List monad: difference between `>>=` and `return` behaviors

Question

I'm just getting started on monads, and I can't figure out why these two expressions evaluate differently:

ghci> [1,2] >>= \n -> ['a','b'] >>= \ch -> return (n,ch)
[(1,'a'),(1,'b'),(2,'a'),(2,'b')]


ghci> return ([1,2],['a','b'])
([1,2],"ab")

Answer 1

In GHCi, you can interactively check the type of an expression using :t. Doing so shows that your expressions have different types:

ghci> :t [1,2] >>= \n -> ['a','b'] >>= \ch -> return (n,ch)
[1,2] >>= \n -> ['a','b'] >>= \ch -> return (n,ch)
  :: (Num t) => [(t, Char)]

ghci> :t return ([1,2],['a','b'])
return ([1,2],['a','b']) :: (Num t, Monad m) => m ([t], [Char])

Thus, they have different values.

Perhaps you're confused by the presence of monads inside the argument to return. However, look at its type:

ghci> :t return
return :: Monad m => a -> m a

return knows nothing about its argument -- it just takes a value, any value, and places it in a default, monadic context.

---

To understand exactly what happens when these expressions are evaluated, you'll need:

1. Hoogle, to find the monad instance for lists, and
2. a more specific type for the second expression

Here's the monad instance:

instance  Monad []  where
    m >>= k             = foldr ((++) . k) [] m
    m >> k              = foldr ((++) . (\ _ -> k)) [] m
    return x            = [x]
    fail _              = []

(We can ignore >> and fail, since we're not using them.)

So let's expand our expression:

[1,2] >>= \n -> ['a','b'] >>= \ch -> return (n,ch)

so setting m = [1, 2] and k = \n -> ['a','b'] >>= \ch -> return (n,ch) we get:

foldr ((++) . (\n -> ['a','b'] >>= \ch -> return (n,ch))) [] [1,2]

now to get rid of the second >>=, m = ['a', 'b'] and k = \ch -> return (n, ch):

foldr ((++) . (\n -> rest)) [] [1,2]
  where
    rest = foldr ((++) . (\ch -> return (n,ch))) [] ['a', 'b']

and return is easy to get rid of:

foldr ((++) . (\n -> rest)) [] [1,2]
  where
    rest = foldr ((++) . (\ch -> [(n,ch)]) [] ['a', 'b']

On the other hand, the value of the 2nd expression:

return ([1,2],['a','b'])

depends on which monad you're in.

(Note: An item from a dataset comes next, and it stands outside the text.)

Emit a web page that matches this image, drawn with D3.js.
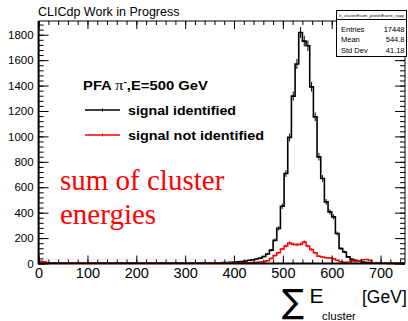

In the list monad, it simply becomes:

[([1,2], ['a','b'])] :: [] ([Int], String)

whereas in the Maybe monad, it's:

Just ([1,2], ['a', 'b']) :: Maybe ([Int], String)

Answer 2

The types are different, so it's reasonable that the behaviors are different

The first expression would typecheck as Num t => [(t, Char)]

The use of [] as the monad in the (>>=) means that it infers that the monad should be the List monad and in the context of the List Monad http://en.wikibooks.org/wiki/Haskell/Understanding_monads/List (>>=) is concatMap and return is (:[]).

[1,2] >>= \n -> ['a','b'] >>= \ch -> return (n,ch)

is the same as

concatMap (\n -> concatMap (\ch -> [(n, ch)]) ['a', 'b']) [1,2]

which returns [(1,'a'),(1,'b'),(2,'a'),(2,'b')]

In your second example what's really going on is

that the type of the expression is a bit more general:

Prelude> :t return ([1,2],['a','b'])
return ([1,2],['a','b']) :: (Monad m, Num t) => m ([t], [Char])

Because you're running it in GHCi a few things happen. GHCi can be considered a very big special IO Monad. So since no monad was specified, when GHC tries to print the results, it'll take the m Monad to be IO in this case.

The t is defaulted to Integer as well, so the type of the resulting expression is :: IO ([Integer], [Char]).

As it happens, all the types used have a Show instance, so GHC can print the results of executing the IO action, which in this case (due to the action being return) is the same as the input.